The problem isn’t as simple as looking for basic differences between Max’s genome and the human reference genome.

“If more than 1 percent of the people have the mutation, then it’s probably harmless. It’s probably not this rare thing,” Otavio Good said.

“Basically we’re looking for a needle in the haystack. We’re filtering things down and throwing out stuff that’s not relevant,” Rahman added.

To try and figure out which one of Max’s mutations might lead to serious diseases, Rahman and Otavio Good have run an additional library against their data. They’re using the Kyoto Encyclopedia of Genes and Genomes, which is a painstakingly curated database of genes and the proteins they code for that’s been supported by the Japanese government for the last two decades.

From that, they’ve generated a list of 100 or so diseases that might match Max’s mutations with the Kyoto database. The most helpful part of the process is how they’ve been able to rule out genetic disorders that don’t match Max’s data.

Originally, they were fixated on a condition called Maple Syrup Urine Disease, which is more prevalent among the Mennonite population and matched Max’s symptoms. But they found it didn’t match Max’s DNA.

Another time, Max’s parents thought that his symptoms matched a disease originating from a mutation on the FoxG1 gene. Janis and Paul immediately sent the link to Otavio.

“Within a matter of hours, we had an e-mail back from them with a screenshot of Max’s DNA showing that his FoxG1 gene was normal,” Paul said. “The concept of that blew me away.”

Right now, the pair are looking at a mutation behind a condition called Carbamoyl Phosphate Synthetase I Deficiency, which occurs in about 1 out of every 800,000 newborns. In Max’s DNA, it looks like a protein involved in the production of this enzyme is unnaturally halted two-thirds of the way through (pictured below). (DNA includes stop and start code instructions for proteins. If a stop code appears too quickly, it can make the resulting protein fold incorrectly.)

cps1

Now that they’ve identified a handful of suspicious mutations, Otavio Good and Rahman have to wait for additional tests to check Max’s ammonia build-ups and to see whether they’ve read his DNA properly.

This is one of the bottlenecks that still makes bioinformatics cumbersome compared to other purely software-based problems.

“One day, we’re ripping through code, and the next day we have to wait months for tests,” Otavio Good said.

From an ethical perspective, the Goods’ quest is fairly different from what got 23andMe in hot water with the Food and Drug Administration late last year. After the FDA raised concerns about 23andMe’s accuracy, the company stopped offering health analysis to consumers who order tests today. (They are working on finding a resolution with the agency though and consumers can still get ancestry analysis.)

In 23andMe’s case, their health analysis product pointed to future conditions that may or may not materialize. That raised concerns that certain patients might overreact if they, for example, tested positive for the breast cancer risk factor BRCA1, (especially if the FDA wasn’t confident in testing accuracy). Would they screen more aggressively or do something extreme like get a prophylactic mastectomy?
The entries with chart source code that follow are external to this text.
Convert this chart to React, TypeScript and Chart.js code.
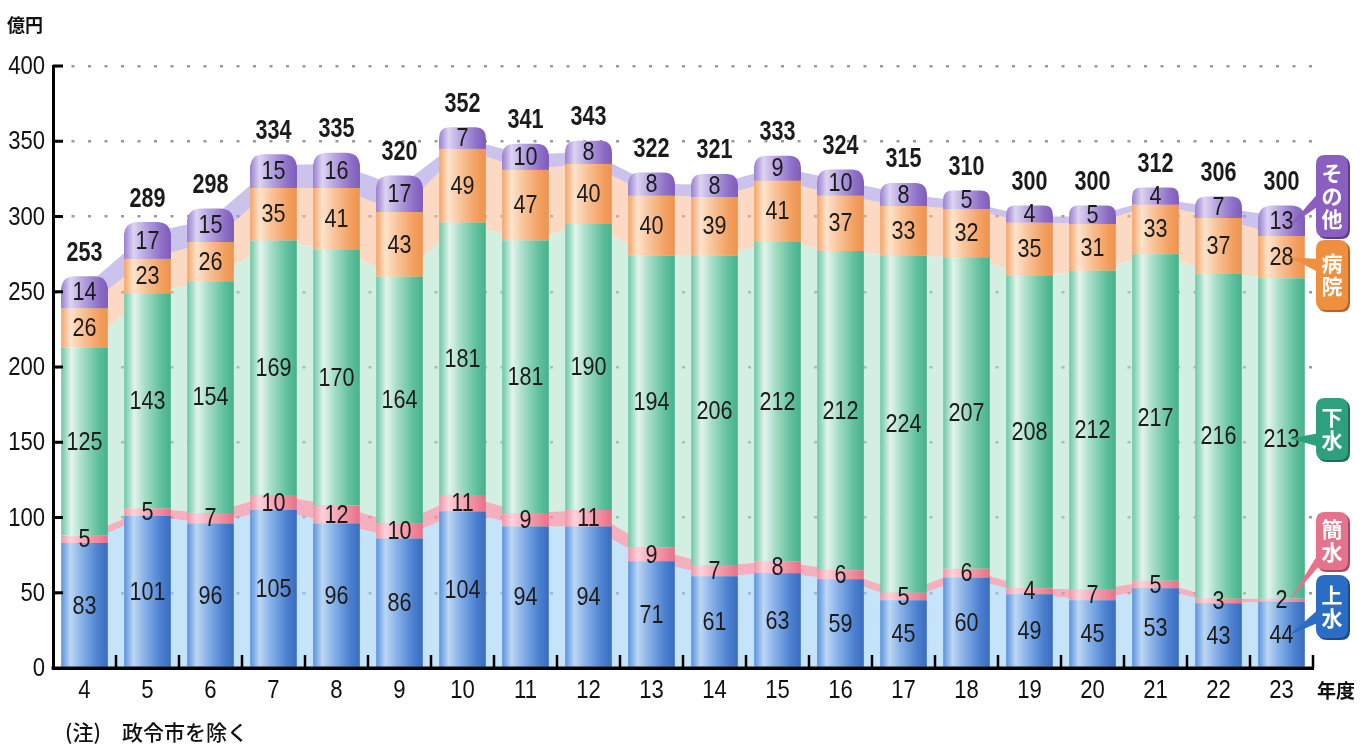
import React, { useEffect, useRef } from "react";
import { Chart, registerables } from "chart.js";
Chart.register(...registerables);

// ---- data ----
const years = ["4","5","6","7","8","9","10","11","12","13","14","15","16","17","18","19","20","21","22","23"];
const josui = [83,101,96,105,96,86,104,94,94,71,61,63,59,45,60,49,45,53,43,44];   // 上水
const kansui = [5,5,7,10,12,10,11,9,11,9,7,8,6,5,6,4,7,5,3,2];                     // 簡水
const gesui = [125,143,154,169,170,164,181,181,190,194,206,212,212,224,207,208,212,217,216,213]; // 下水
const byoin = [26,23,26,35,41,43,49,47,40,40,39,41,37,33,32,35,31,33,37,28];       // 病院
const sonota = [14,17,15,15,16,17,7,10,8,8,8,9,10,8,5,4,5,4,7,13];                  // その他
const totals = [253,289,298,334,335,320,352,341,343,322,321,333,324,315,310,300,300,312,306,300];
const seriesNames = ["上水","簡水","下水","病院","その他"];
const yMax = 400;
const yStep = 50;

// ---- styles ----
const series = [josui, kansui, gesui, byoin, sonota];
const BAR_PCT = 0.74;
const CAP = 11;
const NUM_FONT = '"Liberation Sans", Arial, sans-serif';
const JP_FONT = '"Noto Sans CJK JP", "Noto Sans", sans-serif';

type Stop = [number, string];
const barStops: Stop[][] = [
  [[0,"#5a92dc"],[0.2,"#bcd6f4"],[0.45,"#86b0e8"],[0.8,"#4a7fcf"],[1,"#3a6cbc"]],
  [[0,"#f093a4"],[0.2,"#fcd3dc"],[0.45,"#f6aebc"],[0.8,"#ee8799"],[1,"#e57188"]],
  [[0,"#6cc8a6"],[0.22,"#e2f4ec"],[0.45,"#a6ddc7"],[0.8,"#5ec09c"],[1,"#48b18c"]],
  [[0,"#f3a468"],[0.2,"#fde3cc"],[0.45,"#f9c49a"],[0.8,"#f3a060"],[1,"#ee9350"]],
  [[0,"#9b80cf"],[0.2,"#ddd3f2"],[0.45,"#b9a6e2"],[0.8,"#8f70c8"],[1,"#7e5db9"]],
];
const baseColors = ["#5a92dc","#f093a4","#6cc8a6","#f3a468","#9b80cf"];
const areaColors = [
  "rgba(160,210,245,0.6)",
  "rgba(242,150,170,0.75)",
  "rgba(175,225,200,0.55)",
  "rgba(248,185,145,0.55)",
  "rgba(170,155,225,0.6)",
];
const badgeStyles = [
  { color: "#2b6cc4", shadow: "#1b4a8c", top: 575, bottom: 638, anchor: 615 },
  { color: "#e6738c", shadow: "#a94a60", top: 512, bottom: 570, anchor: 558 },
  { color: "#2fa07e", shadow: "#1d6e55", top: 398, bottom: 460, anchor: 440 },
  { color: "#ef9040", shadow: "#b86420", top: 240, bottom: 310, anchor: 266 },
  { color: "#8b5fbf", shadow: "#5e3c8c", top: 155, bottom: 237, anchor: 198 },
];

function makeGradient(ctx: CanvasRenderingContext2D, cx: number, w: number, stops: Stop[]) {
  const g = ctx.createLinearGradient(cx - w / 2, 0, cx + w / 2, 0);
  stops.forEach(([o, c]) => g.addColorStop(o, c));
  return g;
}

function barColor(si: number) {
  return (c: any) => {
    const chart = c.chart;
    const xs = chart.scales && chart.scales.x;
    if (c.type !== "data" || !xs) return baseColors[si];
    const cx = xs.getPixelForValue(c.dataIndex);
    const w = (xs.width / years.length) * BAR_PCT;
    if (!isFinite(cx) || !isFinite(w) || w <= 0) return baseColors[si];
    return makeGradient(chart.ctx, cx, w, barStops[si]);
  };
}

function narrowText(ctx: CanvasRenderingContext2D, text: string, x: number, y: number, align: CanvasTextAlign, sx: number) {
  ctx.save();
  ctx.translate(x, y);
  ctx.scale(sx, 1);
  ctx.textAlign = align;
  ctx.textBaseline = "middle";
  ctx.fillText(text, 0, 0);
  ctx.restore();
}

function roundTopRect(ctx: CanvasRenderingContext2D, l: number, t: number, w: number, b: number, r: number) {
  ctx.beginPath();
  ctx.moveTo(l, b);
  ctx.lineTo(l, t + r);
  ctx.quadraticCurveTo(l, t, l + r, t);
  ctx.lineTo(l + w - r, t);
  ctx.quadraticCurveTo(l + w, t, l + w, t + r);
  ctx.lineTo(l + w, b);
  ctx.closePath();
}

function roundRect(ctx: CanvasRenderingContext2D, l: number, t: number, w: number, h: number, r: number) {
  ctx.beginPath();
  ctx.moveTo(l + r, t);
  ctx.lineTo(l + w - r, t);
  ctx.quadraticCurveTo(l + w, t, l + w, t + r);
  ctx.lineTo(l + w, t + h - r);
  ctx.quadraticCurveTo(l + w, t + h, l + w - r, t + h);
  ctx.lineTo(l + r, t + h);
  ctx.quadraticCurveTo(l, t + h, l, t + h - r);
  ctx.lineTo(l, t + r);
  ctx.quadraticCurveTo(l, t, l + r, t);
  ctx.closePath();
}

const overlay = {
  id: "overlay",
  afterDatasetsDraw(chart: any) {
    const { ctx, chartArea } = chart;
    const x = chart.scales.x;
    const y = chart.scales.y;
    const n = years.length;
    const cw = x.width / n;
    const bw = cw * BAR_PCT;
    ctx.save();
    // rounded caps on top of stacks
    for (let i = 0; i < n; i++) {
      const cx = x.getPixelForValue(i);
      const top = y.getPixelForValue(totals[i]) - CAP;
      const bot = y.getPixelForValue(totals[i] - sonota[i]);
      const r = Math.min(14, bw / 2, (bot - top) / 2);
      roundTopRect(ctx, cx - bw / 2, top, bw, bot, r);
      ctx.fillStyle = makeGradient(ctx, cx, bw, barStops[4]);
      ctx.fill();
    }
    // axis lines + tick marks
    ctx.strokeStyle = "#000";
    ctx.lineWidth = 3;
    ctx.beginPath();
    ctx.moveTo(chartArea.left - 1.5, chartArea.bottom);
    ctx.lineTo(chartArea.right, chartArea.bottom);
    ctx.stroke();
    ctx.lineWidth = 2.5;
    for (let i = 0; i < n; i++) {
      const bx = x.getPixelForValue(i) + cw / 2;
      ctx.beginPath();
      ctx.moveTo(bx, chartArea.bottom);
      ctx.lineTo(bx, chartArea.bottom - 13);
      ctx.stroke();
    }
    ctx.lineWidth = 3;
    for (let v = yStep; v <= yMax; v += yStep) {
      const py = y.getPixelForValue(v);
      ctx.beginPath();
      ctx.moveTo(chartArea.left, py);
      ctx.lineTo(chartArea.left + 10, py);
      ctx.stroke();
    }
    // tick labels (from the scales)
    ctx.fillStyle = "#111";
    ctx.font = `26px ${NUM_FONT}`;
    y.ticks.forEach((t: any) => {
      narrowText(ctx, String(t.value), chartArea.left - 8, y.getPixelForValue(t.value) + 1, "right", 0.85);
    });
    x.ticks.forEach((t: any, i: number) => {
      narrowText(ctx, String(x.getLabelForValue(t.value)), x.getPixelForValue(i), chartArea.bottom + 23, "center", 0.85);
    });
    // value labels
    ctx.fillStyle = "#1b1b1b";
    ctx.font = `26px ${NUM_FONT}`;
    for (let i = 0; i < n; i++) {
      const cx = x.getPixelForValue(i);
      let cum = 0;
      series.forEach((s, si) => {
        const v = s[i];
        const yb = y.getPixelForValue(cum);
        const yt = y.getPixelForValue(cum + v) - (si === 4 ? CAP : 0);
        narrowText(ctx, String(v), cx, (yb + yt) / 2 + 1, "center", 0.83);
        cum += v;
      });
    }
    ctx.font = `bold 27px ${NUM_FONT}`;
    for (let i = 0; i < n; i++) {
      const cx = x.getPixelForValue(i);
      narrowText(ctx, String(totals[i]), cx, y.getPixelForValue(totals[i]) - 34, "center", 0.8);
    }
    ctx.restore();
  },
  afterDraw(chart: any) {
    const { ctx, chartArea } = chart;
    const x = chart.scales.x;
    const y = chart.scales.y;
    const last = years.length - 1;
    const lcx = x.getPixelForValue(last);
    ctx.save();
    // badges
    const bl = chartArea.right + 3;
    const bW = 32;
    let cum = 0;
    series.forEach((s, si) => {
      const v = s[last];
      const segC = (y.getPixelForValue(cum) + y.getPixelForValue(cum + v)) / 2;
      cum += v;
      const st = badgeStyles[si];
      ctx.fillStyle = st.color;
      ctx.beginPath();
      ctx.moveTo(lcx + 8, segC);
      ctx.lineTo(bl + 4, st.anchor - 7);
      ctx.lineTo(bl + 4, st.anchor + 7);
      ctx.closePath();
      ctx.fill();
      roundRect(ctx, bl + 2, st.top + 2, bW, st.bottom - st.top, 9);
      ctx.fillStyle = st.shadow;
      ctx.fill();
      roundRect(ctx, bl, st.top, bW, st.bottom - st.top, 9);
      ctx.fillStyle = st.color;
      ctx.fill();
      const chars = Array.from(seriesNames[si]);
      const pitch = 23;
      const h = st.bottom - st.top;
      const start = st.top + (h - chars.length * pitch) / 2 + pitch / 2;
      ctx.fillStyle = "#fff";
      ctx.font = `bold 21px ${JP_FONT}`;
      ctx.textAlign = "center";
      ctx.textBaseline = "middle";
      chars.forEach((ch, k) => ctx.fillText(ch, bl + bW / 2, start + k * pitch));
    });
    // titles / notes
    ctx.fillStyle = "#111";
    ctx.textAlign = "left";
    ctx.textBaseline = "middle";
    ctx.font = `bold 18px ${JP_FONT}`;
    ctx.fillText("億円", 7, 25);
    ctx.font = `bold 19px ${JP_FONT}`;
    ctx.fillText("年度", chartArea.right + 4, 691);
    ctx.font = `500 21px ${JP_FONT}`;
    ctx.fillText("(注)", 65, 732);
    ctx.fillText("政令市を除く", 122, 732);
    ctx.restore();
  },
};

export default function App() {
  const ref = useRef<HTMLCanvasElement>(null);
  useEffect(() => {
    const canvas = ref.current;
    if (!canvas) return;
    const areaDatasets = series.map((s, si) => ({
      type: "line" as const,
      label: seriesNames[si] + "area",
      data: s,
      stack: "areas",
      fill: si === 0 ? "origin" : "-1",
      backgroundColor: areaColors[si],
      borderWidth: 0,
      pointRadius: 0,
      tension: 0,
      order: 2,
    }));
    const barDatasets = series.map((s, si) => ({
      type: "bar" as const,
      label: seriesNames[si],
      data: s,
      stack: "bars",
      backgroundColor: barColor(si),
      borderWidth: 0,
      categoryPercentage: 1,
      barPercentage: BAR_PCT,
      order: 1,
    }));
    const chart = new Chart(canvas, {
      type: "bar",
      data: { labels: years, datasets: [...areaDatasets, ...barDatasets] as any },
      options: {
        responsive: false,
        animation: false,
        events: [],
        layout: { padding: { left: 0, right: 56, top: 66, bottom: 0 } },
        plugins: { legend: { display: false }, tooltip: { enabled: false } },
        scales: {
          x: {
            stacked: true,
            grid: { display: false, drawTicks: false },
            border: { display: true, color: "#000", width: 3 },
            ticks: { display: false },
            afterFit: (s: any) => { s.height = 80; },
          },
          y: {
            stacked: true,
            min: 0,
            max: yMax,
            ticks: { stepSize: yStep, display: false },
            grid: { color: "#9a9a9a", lineWidth: 2.5, drawTicks: false },
            border: { display: true, color: "#000", width: 3, dash: [3, 13.5] },
            afterFit: (s: any) => { s.width = 53; },
          },
        },
      },
      plugins: [overlay],
    });
    return () => chart.destroy();
  }, []);
  return (
    <canvas
      ref={ref}
      width={1369}
      height={748}
      style={{ position: "absolute", left: 0, top: 0, width: 1369, height: 748, display: "block" }}
    />
  );
}
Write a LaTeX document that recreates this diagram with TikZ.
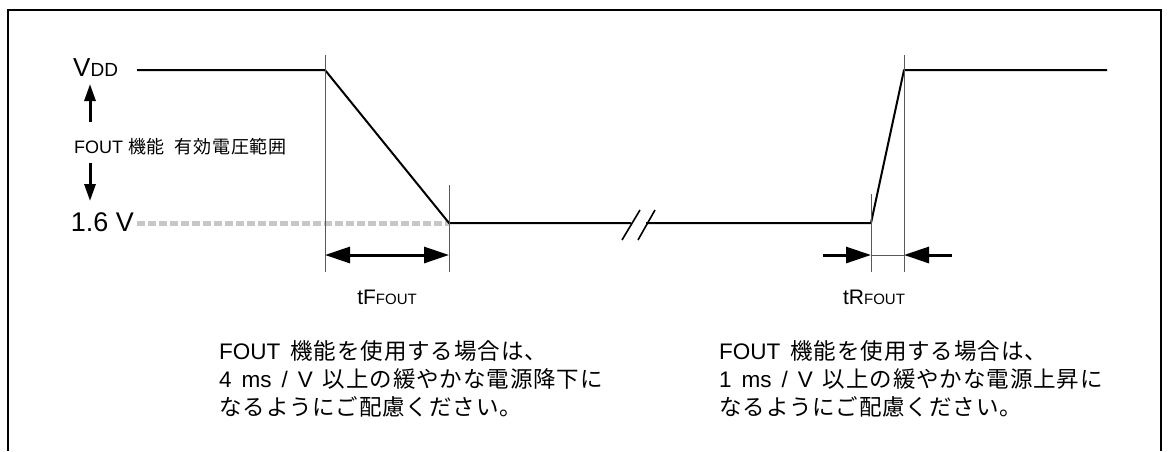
\documentclass[tikz,border=0pt]{standalone}
\usepackage{fontspec}
\setmainfont{Liberation Sans}
\newfontfamily\jp[LetterSpace=4]{Noto Sans CJK JP}
\usetikzlibrary{arrows.meta}

\begin{document}
\begin{tikzpicture}[x=1pt,y=-1pt,
  wave/.style={line width=2pt,line join=round},
  guide/.style={line width=0.8pt,black!65},
  dim/.style={line width=3pt,-{Triangle[length=25pt,width=16pt]}},
  updown/.style={line width=3pt,-{Triangle[length=17pt,width=11pt]}},
  lbl/.style={inner sep=0pt}]
\useasboundingbox (0,0) rectangle (1168,451);
\draw[line width=2pt] (8,451) -- (8,10) -- (1161,10) -- (1161,451);
% waveform corners
\coordinate (hiL) at (137,70);
\coordinate (fallTop) at (325,70);
\coordinate (fallBot) at (449,223);
\coordinate (lvl) at (137,223);
\coordinate (brkL) at (631,223);
\coordinate (brkR) at (646,223);
\coordinate (riseBot) at (871,223);
\coordinate (riseTop) at (904,70);
\coordinate (hiR) at (1107,70);
\draw[line width=5pt,black!22,dash pattern=on 8pt off 3pt] (lvl) -- (fallBot);
\draw[wave] (hiL) -- (fallTop) -- (fallBot) -- (brkL);
\draw[wave] (brkR) -- (riseBot) -- (riseTop) -- (hiR);
\draw[line width=1.6pt] (622,240) -- (640,210);
\draw[line width=1.6pt] (638,240) -- (655,210);
% guide lines
\draw[guide] (fallTop) ++(0,-15) -- ++(0,217);
\draw[guide] (fallBot) ++(0,-38) -- ++(0,87);
\draw[guide] (riseBot) ++(0,-29) -- ++(0,78);
\draw[guide] (riseTop) ++(0,-15) -- ++(0,217);
% timing arrows
\coordinate (tfA) at (325,255);
\coordinate (tfB) at (449,255);
\coordinate (trA) at (871,255);
\coordinate (trB) at (904,255);
\coordinate (trL) at (823,255);
\coordinate (trR) at (952,255);
\draw[dim,{Triangle[length=25pt,width=16pt]}-{Triangle[length=25pt,width=16pt]}] (tfA) -- (tfB);
\draw[dim] (trL) -- (trA);
\draw[dim] (trR) -- (trB);
\draw[guide] (trA) -- (trB);
% voltage range
\coordinate (upA) at (90,122);
\coordinate (upB) at (90,84);
\coordinate (dnA) at (90,163);
\coordinate (dnB) at (90,201);
\draw[updown] (upA) -- (upB);
\draw[updown] (dnA) -- (dnB);
\node[lbl,anchor=base west] (vdd) at (73,76) {\fontsize{26}{26}\selectfont V\fontsize{19}{19}\selectfont DD};
\node[lbl,anchor=base east] (vlow) at (134,231) {\fontsize{27}{27}\selectfont 1.6 V};
\node[lbl,anchor=base west] (range) at (74,153) {\fontsize{18}{18}\selectfont FOUT {\jp 機能}\hspace{10pt}{\jp 有効電圧範囲}};
\node[lbl,anchor=base] (tf) at (387,304) {\fontsize{21}{21}\selectfont tF\fontsize{15}{15}\selectfont FOUT};
\node[lbl,anchor=base] (tr) at (874,304) {\fontsize{21}{21}\selectfont tR\fontsize{15}{15}\selectfont FOUT};
% notes
\node[lbl,anchor=north west,align=left,font=\fontsize{22.5}{28}\selectfont] (noteF) at (219,340)
  {FOUT\, {\jp 機能を使用する場合は、}\\4\, ms\, /\, V\, {\jp 以上の緩やかな電源降下に}\\{\jp なるようにご配慮ください。}};
\node[lbl,anchor=north west,align=left,font=\fontsize{22.5}{28}\selectfont] (noteR) at (719,340)
  {FOUT\, {\jp 機能を使用する場合は、}\\1\, ms\, /\, V\, {\jp 以上の緩やかな電源上昇に}\\{\jp なるようにご配慮ください。}};
\end{tikzpicture}
\end{document}
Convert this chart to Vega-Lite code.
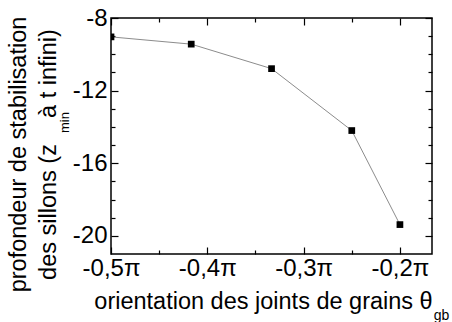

In the Goods’ case, Max already has an existing condition that the family is trying to find the cause for. Of course, there is also the chance that Rahman and the Goods could stumble upon some genetic risks for adult onset diseases, which would be a different outcome from what they were originally seeking to answer.

As full genome sequencing costs continue to fall, we’ll likely see more and more companies offering interpretation at lower prices. Just six weeks ago, the FDA gave its first authorization for a next-gen sequencer, the Illumina MiSeqDx. The company has been holding dozens of ‘Understand Your Genome’ events where they are educating and giving doctors and medical professionals full genome sequencing results.

But there will always be individualists who want to take and manipulate data on their own.

“This is a bit out there,” Paul Good said. “But this is just information. We’re not subjecting Max to horrible tests that are going to hurt him. For us, we’re letting science run wild to see what we can learn.”